One reason for thinking this is that the very idea of a "continent" is a pretty specific idea that is very culturally grounded in a specific view of the world - the etymology of the word originates from the Greek word for solid land, and the first two 'continents' were Asia (minor) and Europe, i.e. the two sides of the Dardanelles. The modern idea of continents being either massive portions of the world with some kind of easily defineable boundary, or else definitions that draw on various crusts or geological features, well these are all very modern ideas that didn't really exist in Native American cultures as concepts. In the languages I personally am familiar with, Cree, Tsimshianic languages, Salish languages, there are no words for continents, rather there is land, and there is water. In Nuxalk islands are basically "land" unless they are tiny, in which case they have a separate term, but in a landscape where land travel is harder than water travel, even the ideas of "contiguous mainland" versus land cut off from said mainland really have no useful salience.

This is not to say that people didn't have geographical senses of different regions! People definitely were aware of things like the prairies, the barrens, the mountains, the foothills, the outer coast, the inner coast, the deserts, and so on. They were also aware of several of these, and many cultures had stories of worlds beyond the oceans, but then there were also stories of worlds above the sky, and worlds under the oceans, and much more.

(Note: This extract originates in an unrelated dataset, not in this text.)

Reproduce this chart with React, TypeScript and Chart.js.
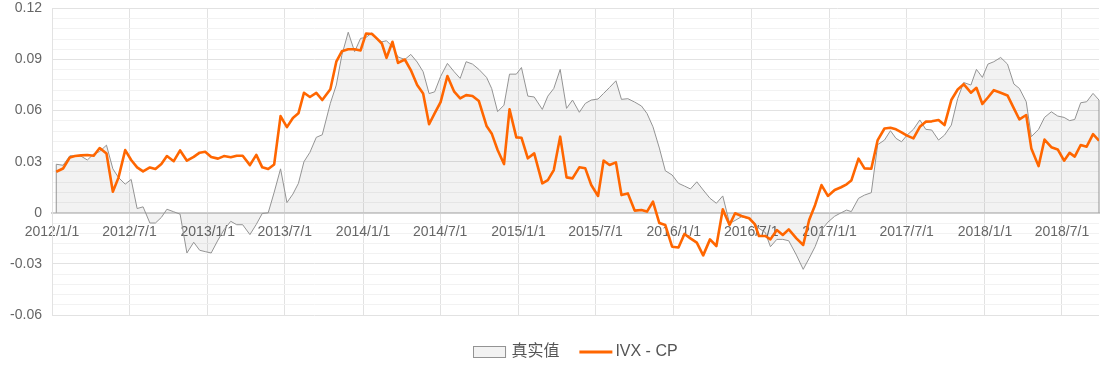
import React, { useEffect, useRef } from 'react';
import { Chart, registerables } from 'chart.js';

Chart.register(...registerables);

// Observation dates, as days since 2012-01-01
const dayOffsets = [
  10, 26, 42, 54, 68, 83, 98, 112, 128, 143, 156, 172, 186, 200, 214, 230, 243, 257, 270, 286,
  301, 317, 333, 347, 360, 374, 390, 404, 420, 434, 448, 465, 480, 494, 508, 522, 537, 552, 566, 579,
  592, 606, 621, 635, 654, 668, 681, 696, 711, 725, 738, 752, 763, 775, 786, 800, 813, 829, 843, 858,
  872, 886, 899, 913, 929, 945, 959, 973, 988, 1003, 1021, 1033, 1047, 1062, 1075, 1091, 1103, 1118, 1133, 1152,
  1165, 1179, 1194, 1209, 1223, 1239, 1253, 1267, 1283, 1296, 1310, 1325, 1338, 1353, 1369, 1385, 1398, 1412, 1427, 1441,
  1457, 1472, 1486, 1500, 1515, 1530, 1546, 1561, 1576, 1592, 1605, 1620, 1638, 1651, 1661, 1676, 1688, 1703, 1717, 1731,
  1749, 1765, 1779, 1793, 1808, 1823, 1839, 1854, 1867, 1878, 1895, 1909, 1925, 1940, 1956, 1970, 1983, 1996, 2009, 2024,
  2039, 2053, 2067, 2083, 2097, 2113, 2128, 2142, 2159, 2172, 2186, 2199, 2213, 2229, 2245, 2260, 2273, 2289, 2301, 2318,
  2332, 2348, 2363, 2378, 2391, 2403, 2417, 2431, 2446, 2460,
];

// 真实值
const truthValues = [
  0.0285, 0.0279, 0.0335, 0.0335, 0.0333, 0.031, 0.0345, 0.036, 0.0397, 0.0258, 0.0208, 0.0168, 0.0196, 0.0025, 0.0035, -0.006, -0.006, -0.0027, 0.0021, 0.0006,
  -0.0008, -0.0236, -0.0173, -0.022, -0.0228, -0.0236, -0.016, -0.01, -0.005, -0.007, -0.007, -0.0128, -0.0068, -0.0004, 0, 0.012, 0.0258, 0.006, 0.011, 0.0173,
  0.03, 0.0355, 0.0443, 0.0458, 0.0643, 0.075, 0.0925, 0.106, 0.0946, 0.1024, 0.103, 0.1057, 0.1018, 0.1004, 0.101, 0.0975, 0.0915, 0.09, 0.093, 0.0885,
  0.0828, 0.07, 0.071, 0.08, 0.0877, 0.0828, 0.0789, 0.0887, 0.0873, 0.0842, 0.0795, 0.073, 0.0594, 0.0632, 0.0814, 0.0814, 0.0853, 0.0685, 0.068, 0.0607,
  0.0685, 0.073, 0.0842, 0.0613, 0.0662, 0.059, 0.0642, 0.0662, 0.0668, 0.0701, 0.0736, 0.0775, 0.0666, 0.067, 0.065, 0.0627, 0.0583, 0.0505, 0.038, 0.0247,
  0.0222, 0.0173, 0.0157, 0.014, 0.0182, 0.0134, 0.0085, 0.0056, 0.0099, -0.0062, -0.0045, -0.0023, -0.0035, -0.006, -0.0091, -0.0116, -0.0199, -0.0156, -0.0156, -0.0164,
  -0.0248, -0.0332, -0.0267, -0.0199, -0.0101, -0.0055, -0.002, 0, 0.0016, 0.0007, 0.0085, 0.0104, 0.0118, 0.04, 0.0427, 0.0482, 0.0437, 0.0417, 0.0456, 0.049,
  0.0545, 0.049, 0.0486, 0.0427, 0.0456, 0.0515, 0.0671, 0.0765, 0.075, 0.0842, 0.0795, 0.0873, 0.0887, 0.0912, 0.0873, 0.0756, 0.073, 0.0652, 0.0447, 0.049,
  0.056, 0.0593, 0.0568, 0.056, 0.0541, 0.0548, 0.0646, 0.0652, 0.0701, 0.0662,
];

// IVX - CP
const ivxValues = [
  0.0241, 0.026, 0.0325, 0.0333, 0.0337, 0.0339, 0.0335, 0.038, 0.0348, 0.0124, 0.0205, 0.0368, 0.031, 0.0267, 0.0243, 0.0266, 0.0257, 0.0287, 0.0333, 0.0303,
  0.0366, 0.0306, 0.0328, 0.0353, 0.0358, 0.0328, 0.0318, 0.0333, 0.0326, 0.0335, 0.0335, 0.028, 0.034, 0.0267, 0.0257, 0.0284, 0.0568, 0.0503, 0.0557, 0.0584,
  0.0705, 0.068, 0.0704, 0.0662, 0.0725, 0.0887, 0.0948, 0.096, 0.096, 0.0953, 0.1053, 0.105, 0.1024, 0.0994, 0.091, 0.1004, 0.088, 0.09, 0.0838, 0.075,
  0.07, 0.052, 0.0584, 0.065, 0.0803, 0.0711, 0.0672, 0.0691, 0.0686, 0.0656, 0.051, 0.0466, 0.0369, 0.0286, 0.0607, 0.0443, 0.0441, 0.032, 0.0349, 0.0173,
  0.0192, 0.0251, 0.0447, 0.0208, 0.0202, 0.0267, 0.0261, 0.0163, 0.0099, 0.0306, 0.0281, 0.0296, 0.0104, 0.0114, 0.0013, 0.0016, 0.0007, 0.0065, -0.006, -0.0072,
  -0.0199, -0.0204, -0.0124, -0.015, -0.0175, -0.025, -0.0156, -0.0195, 0.002, -0.0071, -0.0003, -0.0019, -0.0032, -0.0066, -0.0136, -0.0136, -0.0156, -0.0101, -0.013, -0.0097,
  -0.015, -0.0189, -0.0042, 0.0046, 0.0163, 0.0099, 0.0134, 0.015, 0.0167, 0.0189, 0.0318, 0.0261, 0.0259, 0.0427, 0.0495, 0.0499, 0.049, 0.0472, 0.0453, 0.0437,
  0.0505, 0.0535, 0.0537, 0.0545, 0.0515, 0.0662, 0.0724, 0.0755, 0.0705, 0.0734, 0.0639, 0.0677, 0.072, 0.0705, 0.0689, 0.0613, 0.0548, 0.0574, 0.0378, 0.0274,
  0.043, 0.0385, 0.0372, 0.0306, 0.0352, 0.033, 0.0398, 0.0388, 0.0462, 0.0423,
];

const seriesNames = ['真实值', 'IVX - CP'];

// x-axis ticks (days since 2012-01-01) and their labels
const xTickDays = [0, 182, 366, 547, 731, 912, 1096, 1277, 1461, 1643, 1827, 2008, 2192, 2373];
const xTickLabels = [
  '2012/1/1', '2012/7/1', '2013/1/1', '2013/7/1', '2014/1/1', '2014/7/1', '2015/1/1',
  '2015/7/1', '2016/1/1', '2016/7/1', '2017/1/1', '2017/7/1', '2018/1/1', '2018/7/1',
];
const xMaxDay = 2460;

// y-axis labelled ticks; each interval holds 4 unlabelled minor grid lines
const yMajorTicks = [-0.06, -0.03, 0, 0.03, 0.06, 0.09, 0.12];
const yMinorDivisions = 5;

const FONT = '"Liberation Sans", "Noto Sans CJK SC", Arial, sans-serif';
const GRAY_LINE = '#939393';
const GRAY_FILL = 'rgba(0,0,0,0.05)';
const ORANGE = '#ff6600';

function buildYTicks() {
  const out: { value: number; major: boolean }[] = [];
  for (let i = 0; i < yMajorTicks.length; i++) {
    out.push({ value: yMajorTicks[i], major: true });
    if (i < yMajorTicks.length - 1) {
      const step = (yMajorTicks[i + 1] - yMajorTicks[i]) / yMinorDivisions;
      for (let k = 1; k < yMinorDivisions; k++) {
        out.push({ value: +(yMajorTicks[i] + step * k).toFixed(4), major: false });
      }
    }
  }
  return out;
}

const areaEdgePlugin = {
  id: 'areaEdges',
  afterDatasetDraw(chart: any, args: any) {
    if (args.index !== 0) return;
    const pts = args.meta.data;
    if (!pts.length) return;
    const zeroY = chart.scales.y.getPixelForValue(0);
    const ctx = chart.ctx;
    ctx.save();
    ctx.strokeStyle = GRAY_LINE;
    ctx.lineWidth = 1;
    [pts[0], pts[pts.length - 1]].forEach((p: any) => {
      ctx.beginPath();
      ctx.moveTo(p.x, p.y);
      ctx.lineTo(p.x, zeroY);
      ctx.stroke();
    });
    ctx.restore();
  },
};

const legendPlugin = {
  id: 'customLegend',
  afterDraw(chart: any) {
    const { ctx, chartArea } = chart;
    const ds = chart.data.datasets;
    ctx.save();
    ctx.font = '16px ' + FONT;
    const iconW = 33;
    const gapIconText = [5, 3];
    const gapItems = 20;
    const w0 = ctx.measureText(ds[0].label).width;
    const w1 = ctx.measureText(ds[1].label).width;
    const total = iconW + gapIconText[0] + w0 + gapItems + iconW + gapIconText[1] + w1;
    let x = (chartArea.left + chartArea.right) / 2 - total / 2;
    const cy = 352;
    // item 0: area swatch
    ctx.fillStyle = '#f2f2f2';
    ctx.fillRect(x, cy - 6, iconW, 12);
    ctx.strokeStyle = GRAY_LINE;
    ctx.lineWidth = 1;
    ctx.strokeRect(Math.round(x) + 0.5, Math.round(cy - 6) + 0.5, iconW - 1, 11);
    x += iconW + gapIconText[0];
    ctx.fillStyle = '#555';
    ctx.textBaseline = 'middle';
    ctx.textAlign = 'left';
    ctx.fillText(ds[0].label, x, cy);
    x += w0 + gapItems;
    // item 1: line swatch
    ctx.strokeStyle = ds[1].borderColor;
    ctx.lineWidth = 3;
    ctx.beginPath();
    ctx.moveTo(x, cy);
    ctx.lineTo(x + iconW, cy);
    ctx.stroke();
    x += iconW + gapIconText[1];
    ctx.fillText(ds[1].label, x, cy);
    ctx.restore();
  },
};

export default function App() {
  const canvasRef = useRef<HTMLCanvasElement | null>(null);

  useEffect(() => {
    const canvas = canvasRef.current;
    if (!canvas) return;
    const yTicks = buildYTicks();
    const truthPoints = dayOffsets.map((d, i) => ({ x: d, y: truthValues[i] }));
    const ivxPoints = dayOffsets.map((d, i) => ({ x: d, y: ivxValues[i] }));

    const chart = new Chart(canvas, {
      type: 'line',
      data: {
        datasets: [
          {
            label: seriesNames[0],
            data: truthPoints,
            borderColor: GRAY_LINE,
            borderWidth: 1,
            backgroundColor: GRAY_FILL,
            fill: 'origin',
            pointRadius: 0,
            pointHoverRadius: 0,
            tension: 0,
            order: 2,
          },
          {
            label: seriesNames[1],
            data: ivxPoints,
            borderColor: ORANGE,
            borderWidth: 2.6,
            backgroundColor: ORANGE,
            fill: false,
            pointRadius: 0,
            pointHoverRadius: 0,
            tension: 0,
            borderJoinStyle: 'round',
            order: 1,
          },
        ],
      },
      options: {
        animation: false,
        responsive: false,
        devicePixelRatio: 1,
        layout: { padding: { left: 8, right: 5, top: 8, bottom: 51 } },
        plugins: {
          legend: { display: false },
          tooltip: { enabled: false },
        },
        scales: {
          x: {
            type: 'linear',
            min: 0,
            max: xMaxDay,
            position: { y: 0 } as any,
            afterBuildTicks: (scale: any) => {
              scale.ticks = xTickDays.map((v) => ({ value: v }));
            },
            afterFit: (scale: any) => {
              scale.height = 0;
            },
            ticks: {
              autoSkip: false,
              maxRotation: 0,
              padding: 11,
              color: '#666',
              font: { size: 14, family: FONT },
              callback: (_v: any, i: number) => xTickLabels[i],
            },
            grid: { color: '#e2e2e2', lineWidth: 1, drawTicks: false },
            border: { display: true, color: '#cfcfcf', width: 2 },
          },
          y: {
            type: 'linear',
            min: -0.06,
            max: 0.12,
            position: 'left',
            afterBuildTicks: (scale: any) => {
              scale.ticks = yTicks.map((t) => ({ value: t.value }));
            },
            afterFit: (scale: any) => {
              scale.width = 44;
            },
            ticks: {
              autoSkip: false,
              padding: 0,
              color: '#666',
              font: { size: 14, family: FONT },
              callback: (v: any, i: number) => (yTicks[i] && yTicks[i].major ? String(+Number(v).toFixed(2)) : ''),
            },
            grid: {
              color: (c: any) => (yTicks[c.index] && yTicks[c.index].major ? '#e2e2e2' : '#f2f2f2'),
              lineWidth: 1,
              drawTicks: true,
              tickLength: 10,
              tickColor: 'rgba(0,0,0,0)',
            },
            border: { display: true, color: '#e2e2e2', width: 1 },
          },
        },
      },
      plugins: [areaEdgePlugin, legendPlugin],
    });

    return () => chart.destroy();
  }, []);

  return (
    <div style={{ position: 'absolute', left: 0, top: 0, width: 1104, height: 366, background: '#fff' }}>
      <canvas ref={canvasRef} width={1104} height={366} style={{ display: 'block' }} />
    </div>
  );
}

What I guess I'm saying is that on the one hand, people definitely had geographical senses, but the geography was defined by meaningful, culturally salient concepts, and the idea of a "continent" was not a salient term. Now after the arrival of Europeans of course this did change, and languages created these concepts, saying things like "the other side of the ocean" or "the land of the Europeans" and so on, but even then, this isn't really a geographically grounded concept, rather it's a concept of communities and places of origin for these new people, something that's quite different.